Heat and Wave kernel expansions for stationary spacetimes

TL;DR

This paper explores the spectral analysis of wave operators on stationary spacetimes, relating wave-trace expansions to heat kernel coefficients and extending classical spectral geometry.

Contribution

It computes the second wave-trace coefficient for stationary spacetimes, generalizing heat kernel coefficients and linking spectral properties to spacetime geometry.

Findings

Derived a formula for the second wave-trace coefficient in stationary spacetimes.

Connected wave-trace expansion terms to heat kernel coefficients and scalar curvature.
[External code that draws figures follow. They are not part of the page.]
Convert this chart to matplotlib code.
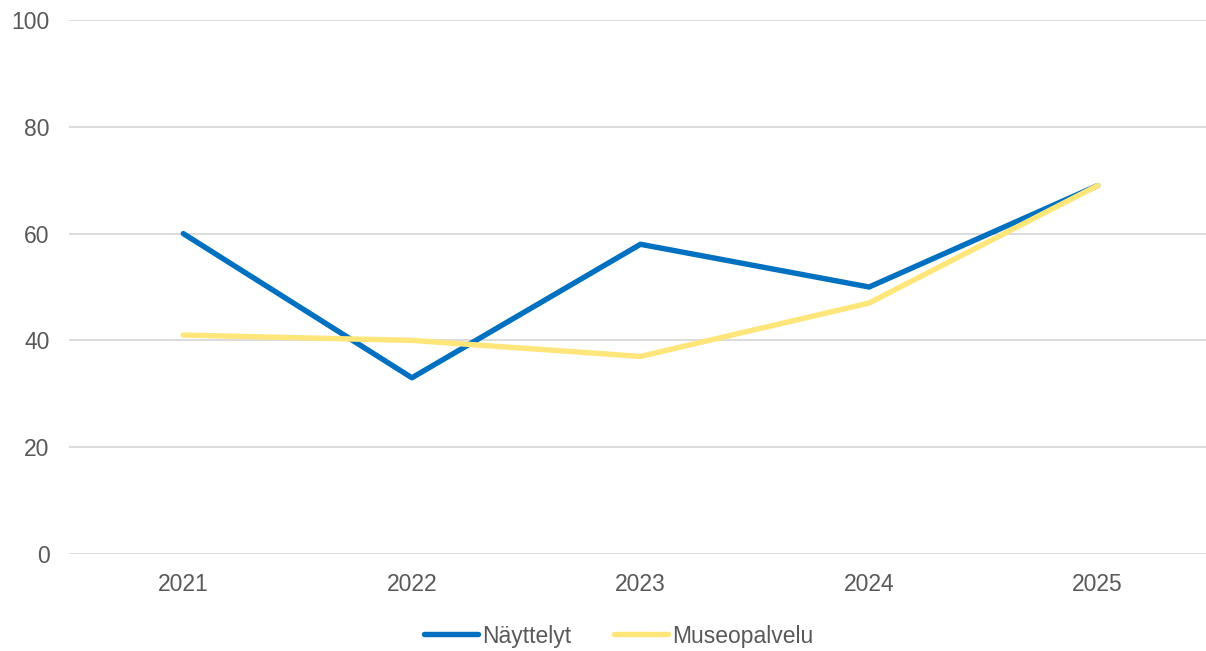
import matplotlib
matplotlib.use("Agg")
import matplotlib.pyplot as plt

years = ["2021", "2022", "2023", "2024", "2025"]
nayttelyt = [60, 33, 58, 50, 69]
museopalvelu = [41, 40, 37, 47, 69]
yticks = [0, 20, 40, 60, 80, 100]

plt.rcParams['font.family'] = ['Liberation Sans', 'DejaVu Sans']

fig = plt.figure(figsize=(12.06, 6.51), dpi=100)
ax = fig.add_axes([69/1206, 1 - 554/651, (1212 - 69)/1206, (554 - 20)/651])

x = list(range(len(years)))
ax.plot(x, nayttelyt, color="#0070C0", lw=3.9, label="Näyttelyt", solid_capstyle="round", zorder=3)
ax.plot(x, museopalvelu, color="#FFE67A", lw=3.9, label="Museopalvelu", solid_capstyle="round", zorder=4)

ax.set_xlim(-0.5, 4.5)
ax.set_ylim(0, 100)
ax.set_yticks(yticks)
ax.set_xticks(x)
ax.set_xticklabels(years)
ax.grid(axis="y", color="#D9D9D9", lw=1.3)
ax.set_axisbelow(True)
for s in ax.spines.values():
    s.set_visible(False)
ax.tick_params(axis="both", length=0, labelsize=16.5, labelcolor="#595959")
ax.tick_params(axis="y", pad=14)
ax.tick_params(axis="x", pad=14)

leg = fig.legend(loc="center", bbox_to_anchor=(0.513, 1 - 636/651), ncol=2, frameon=False,
                 fontsize=16.5, handlelength=2.35, handletextpad=0.15, columnspacing=1.9)
for t in leg.get_texts():
    t.set_color("#595959")

fig.savefig("out.png", dpi=100)
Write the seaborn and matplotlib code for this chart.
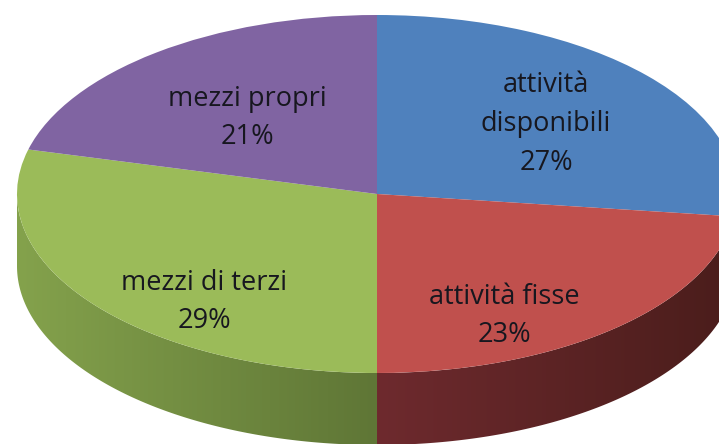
import numpy as np
import matplotlib
matplotlib.use("Agg")
import matplotlib.pyplot as plt
from matplotlib.colors import LinearSegmentedColormap
from matplotlib.patches import Polygon
import seaborn as sns

# Balance-sheet shares, clockwise from twelve o'clock
categories = ["attività\ndisponibili", "attività fisse", "mezzi di terzi", "mezzi propri"]
shares = [27, 23, 29, 21]
face_colors = ["#4F81BD", "#C0504D", "#9BBB59", "#8064A2"]
wall_shades = [
    ("#2A4766", "#2A4766"),
    ("#6E2A2E", "#4A1D1B"),
    ("#84A24C", "#5F7636"),
    ("#4F3E66", "#4F3E66"),
]

# Label anchors as pixel positions on the canvas
label_pixels = [(546, 124), (504, 316), (204, 302), (247, 118)]

WIDTH, HEIGHT = 719, 444
CX, CY, RX, RY = 377, 194, 360, 179
DEPTH = 72 / RY

sns.set_theme(style="white")
plt.rcParams["font.family"] = ["Open Sans", "DejaVu Sans"]

fig = plt.figure(figsize=(WIDTH / 100, HEIGHT / 100), dpi=100)
ax = fig.add_axes([0, 0, 1, 1])
xlim = (-CX / RX, (WIDTH - CX) / RX)
ylim = ((CY - HEIGHT) / RY, CY / RY)

# Side wall of the disc: one shaded band per slice, on the near half only
palette = sns.color_palette(face_colors)
edges = 90 - np.cumsum([0] + shares) * 3.6
for k in range(len(shares)):
    high, low = edges[k] % 360, edges[k + 1] % 360
    if high <= low:
        high += 360
    start, stop = max(low, 180), min(high, 360)
    if start >= stop:
        continue
    theta = np.radians(np.linspace(start, stop, 120))
    x, y = np.cos(theta), np.sin(theta)
    outline = np.r_[np.c_[x, y], np.c_[x[::-1], y[::-1] - DEPTH]]
    band = Polygon(outline, closed=True, transform=ax.transData, fc="none", ec="none")
    ax.add_patch(band)
    cmap = LinearSegmentedColormap.from_list("wall", list(wall_shades[k]))
    image = ax.imshow(
        np.linspace(0, 1, 256)[None, :], cmap=cmap, aspect="auto", zorder=1,
        extent=(x.min(), x.max(), y.min() - DEPTH, y.max()),
    )
    image.set_clip_path(band)

# Top face of the disc
wedges, _ = ax.pie(shares, colors=palette, startangle=90, counterclock=False, radius=1,
                   wedgeprops={"linewidth": 0})
for wedge in wedges:
    wedge.set_zorder(2)
ax.set_aspect("auto")
ax.set_xlim(xlim)
ax.set_ylim(ylim)
ax.axis("off")

for name, share, (px, py) in zip(categories, shares, label_pixels):
    ax.text((px - CX) / RX, (CY - py) / RY, f"{name}\n{share}%", ha="center", va="center",
            fontsize=19.5, color="#17171F", linespacing=1.52, zorder=3)

fig.savefig("out.png", dpi=100)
Extended classical spectral geometry results to stationary spacetime contexts.

Abstract

The generator of time-translations on the solution space of the wave equation on stationary spacetimes specialises to the square root of the Laplacian on Riemannian manifolds when the spacetime is ultrastatic. Its spectral analysis therefore constitutes a generalization of classical spectral geometry. If the spacetime is spatially compact the spectrum is discrete and admits a wave-trace expansion at time zero. A Weyl law for the eigenvalues and a wave-trace formula was shown in a previous paper and related to the geometry of the space of null-geodesics. In this paper we investigate the relation to heat kernel coefficients and residues of zeta functions in this context and compute the second non-zero term in the wave-trace expansion. This second coefficient is an analogue in the category of stationary spacetimes of the second heat kernel coefficient of the Laplace operator. The general formula is quite involved but reduces to the usual term involving the scalar curvature when specialised to ultra-static spacetimes.